Looking for ways to reduce moving costs is completely reasonable. Comparing quotes and avoiding unnecessary expenses is smart. But the lowest number shouldn’t be the only thing driving the decision.

A better question to ask yourself is what you’re actually paying for.

You’re paying for labor, transportation, and care. You’re paying for people to handle the things you use every day and the things you’d genuinely miss if something happened to them. You’re paying for reliability, clear communication, and the reasonable expectation that the final bill won’t blindside you.

That doesn’t mean you need the most expensive mover. It means you need the most transparent one.

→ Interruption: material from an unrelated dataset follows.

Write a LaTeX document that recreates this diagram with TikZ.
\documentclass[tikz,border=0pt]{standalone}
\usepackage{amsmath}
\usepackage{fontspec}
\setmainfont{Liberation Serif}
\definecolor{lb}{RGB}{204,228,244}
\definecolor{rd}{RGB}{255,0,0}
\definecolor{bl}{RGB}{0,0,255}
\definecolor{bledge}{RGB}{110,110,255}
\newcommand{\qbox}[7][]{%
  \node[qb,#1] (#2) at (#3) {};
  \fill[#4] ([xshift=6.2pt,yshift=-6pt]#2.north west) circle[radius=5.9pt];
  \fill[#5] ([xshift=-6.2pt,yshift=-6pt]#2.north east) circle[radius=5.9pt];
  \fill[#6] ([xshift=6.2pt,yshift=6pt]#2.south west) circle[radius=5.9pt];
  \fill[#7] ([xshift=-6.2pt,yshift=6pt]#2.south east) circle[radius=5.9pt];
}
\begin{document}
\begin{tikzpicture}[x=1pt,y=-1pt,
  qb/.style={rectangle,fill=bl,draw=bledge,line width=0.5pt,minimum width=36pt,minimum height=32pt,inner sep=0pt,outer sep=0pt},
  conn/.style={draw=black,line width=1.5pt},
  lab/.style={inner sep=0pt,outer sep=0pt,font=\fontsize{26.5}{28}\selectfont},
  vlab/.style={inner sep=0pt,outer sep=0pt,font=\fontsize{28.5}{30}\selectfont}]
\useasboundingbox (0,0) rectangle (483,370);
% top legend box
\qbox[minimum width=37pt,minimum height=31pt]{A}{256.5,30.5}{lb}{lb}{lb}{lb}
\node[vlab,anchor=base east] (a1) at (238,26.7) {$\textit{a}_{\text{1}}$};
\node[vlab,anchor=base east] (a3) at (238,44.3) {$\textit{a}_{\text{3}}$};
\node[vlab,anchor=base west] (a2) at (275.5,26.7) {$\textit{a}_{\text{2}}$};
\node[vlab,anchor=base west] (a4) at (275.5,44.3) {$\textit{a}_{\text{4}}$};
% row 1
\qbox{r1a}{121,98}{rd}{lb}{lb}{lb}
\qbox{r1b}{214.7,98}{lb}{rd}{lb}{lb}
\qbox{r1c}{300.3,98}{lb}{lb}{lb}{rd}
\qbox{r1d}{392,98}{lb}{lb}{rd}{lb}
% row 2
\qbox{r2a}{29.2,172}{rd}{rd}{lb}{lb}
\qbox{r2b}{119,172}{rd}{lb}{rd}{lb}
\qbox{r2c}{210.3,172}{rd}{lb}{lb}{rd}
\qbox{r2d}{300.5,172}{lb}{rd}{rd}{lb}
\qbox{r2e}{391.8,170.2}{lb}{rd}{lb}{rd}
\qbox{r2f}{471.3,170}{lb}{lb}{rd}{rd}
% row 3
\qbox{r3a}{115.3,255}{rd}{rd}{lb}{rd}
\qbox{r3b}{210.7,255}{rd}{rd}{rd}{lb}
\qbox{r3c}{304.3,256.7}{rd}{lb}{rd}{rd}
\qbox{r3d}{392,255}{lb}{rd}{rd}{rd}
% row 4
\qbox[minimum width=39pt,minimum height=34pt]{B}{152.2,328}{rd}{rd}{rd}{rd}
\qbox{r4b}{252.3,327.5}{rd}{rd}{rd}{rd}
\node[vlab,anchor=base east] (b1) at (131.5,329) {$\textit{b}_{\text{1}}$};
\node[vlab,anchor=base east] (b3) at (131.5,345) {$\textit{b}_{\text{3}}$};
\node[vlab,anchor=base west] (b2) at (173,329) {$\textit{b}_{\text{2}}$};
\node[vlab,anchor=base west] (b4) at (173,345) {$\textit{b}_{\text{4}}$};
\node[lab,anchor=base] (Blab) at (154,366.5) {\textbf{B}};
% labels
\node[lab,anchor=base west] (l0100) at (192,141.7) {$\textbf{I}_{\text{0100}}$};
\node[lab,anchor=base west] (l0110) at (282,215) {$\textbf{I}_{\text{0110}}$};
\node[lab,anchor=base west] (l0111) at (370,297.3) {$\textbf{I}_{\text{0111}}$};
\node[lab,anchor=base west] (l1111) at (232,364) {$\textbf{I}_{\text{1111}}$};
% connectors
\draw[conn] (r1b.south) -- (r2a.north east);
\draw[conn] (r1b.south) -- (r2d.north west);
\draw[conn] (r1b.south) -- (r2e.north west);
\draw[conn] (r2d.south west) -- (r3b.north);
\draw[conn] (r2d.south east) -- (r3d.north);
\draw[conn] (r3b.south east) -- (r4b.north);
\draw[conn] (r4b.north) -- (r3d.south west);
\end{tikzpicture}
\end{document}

Look for a company that explains its pricing in plain language, puts the details in writing, answers questions directly without making you feel like you’re being difficult, and doesn’t pressure you into making a fast decision. Read reviews carefully and look for patterns rather than just overall ratings. Verify credentials before signing anything.

A cheap move can absolutely be a good move when the price is honest, and the terms are clear from the start. But when the quote is vague, important details are missing, and basic questions get deflected, what looked like a deal probably isn’t one.

The Bottom Line

Moving is already a season of significant change. You’re sorting, packing, planning, and trying to keep life functional while everything around you is in boxes. The last thing you need is a final bill that looks nothing like the estimate you agreed to.

The hidden costs of moving almost always live in the spaces between the details. Packing supplies, stairs, parking restrictions, timing issues, storage needs, insurance gaps, and extra labor. None of these is unusual on its own. They become genuinely frustrating when they’re not communicated clearly upfront.

So before you go with the cheapest quote, slow down and look more carefully. Ask what’s included. Ask what could reasonably change. Ask what happens if the move turns out to be more complicated than expected.

A mover worth hiring won’t make you feel like a problem for asking those questions.

And honestly, that might be one of the clearest signs that you’ve found the right one.